In Ausnahmefällen können die Gesellschafter für Handlungen oder Unterlassungen der Gesellschaft haften. Missbraucht ein Gesellschafter die unabhängige Rechtsstellung der Gesellschaft, so haftet er gesamtschuldnerisch mit der Gesellschaft für die Schulden der Gesellschaft, u.a. in folgendes Fällen:
- Vorsätzliche oder betrügerische Handlungen: Wenn ein Gesellschafter absichtlich illegale oder betrügerische Handlungen vornimmt oder die Gesellschaft zu illegalen Aktivitäten anstiftet, kann er für Schäden oder Schulden persönlich haftbar gemacht werden. Dies umfasst auch die Umgehung von gesetzlichen Vorschriften oder die Verschleierung von Vermögenswerten.
- Fehlende oder unvollständige Kapitalisierung: Wenn ein Gesellschafter absichtlich das Unternehmen mit zu wenig Kapital ausstattet, um die Haftung der Gesellschaft zu umgehen, kann er im Fall einer Insolvenz oder von Forderungen gegenüber der Gesellschaft auch persönlich haftbar gemacht werden.
- Missbrauch der Gesellschaftsstruktur: Falls die GmbH nicht ordnungsgemäß als juristische Person behandelt wird und stattdessen als Mittel zur persönlichen Bereicherung oder zur Täuschung von Gläubigern dient, kann dies zu einer persönlichen Haftung führen.
- Durchgriffshaftung bei missbräuchlicher Verwendung der GmbH: In Fällen, in denen die GmbH lediglich als „Verschleierung“ für persönliche Geschäfte oder illegale Aktivitäten verwendet wird, können Gesellschafter für die Verbindlichkeiten der Gesellschaft haftbar gemacht werden.

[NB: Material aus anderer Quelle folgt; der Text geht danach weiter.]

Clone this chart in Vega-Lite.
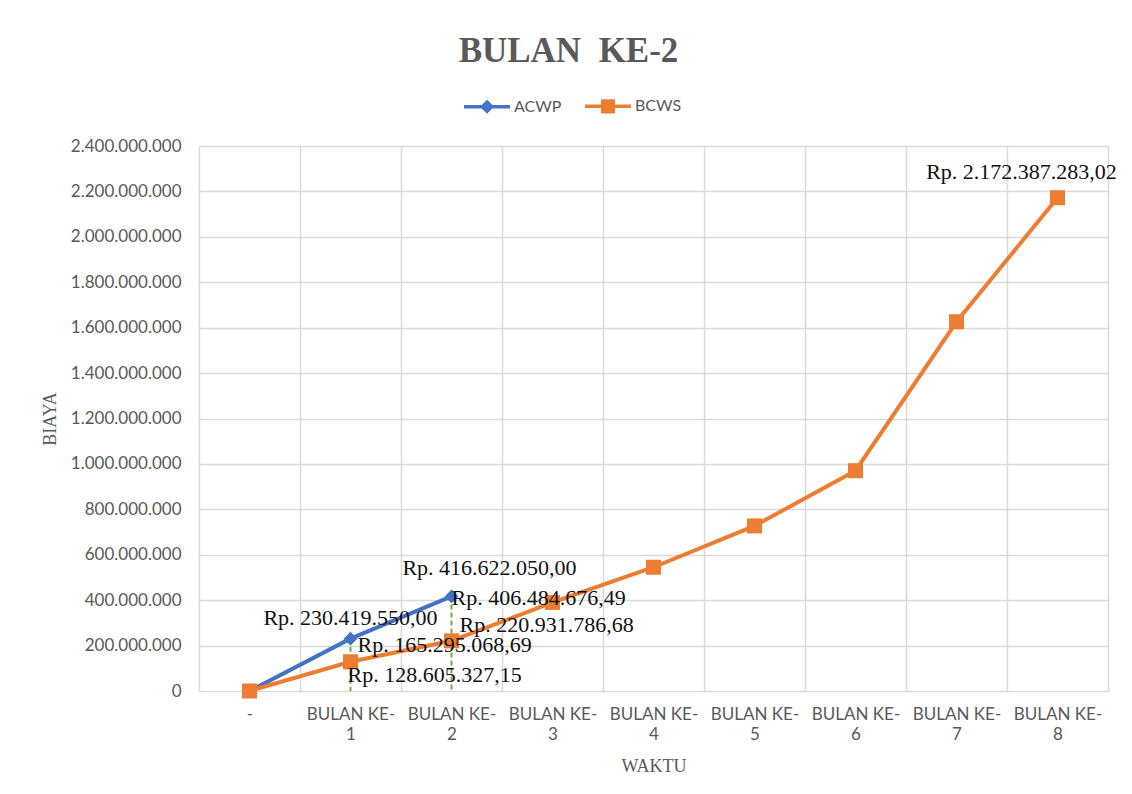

- Ein-Personen-GmbH: Kann der Gesellschafter einer Ein-Personen-GmbH nicht nachweisen, dass das Vermögen der Gesellschaft von seinem eigenen Vermögen klar getrennt und unabhängig ist, so haftet er gesamtschuldnerisch mit der Gesellschaft für die Schulden der Gesellschaft (Art. 23 GesG).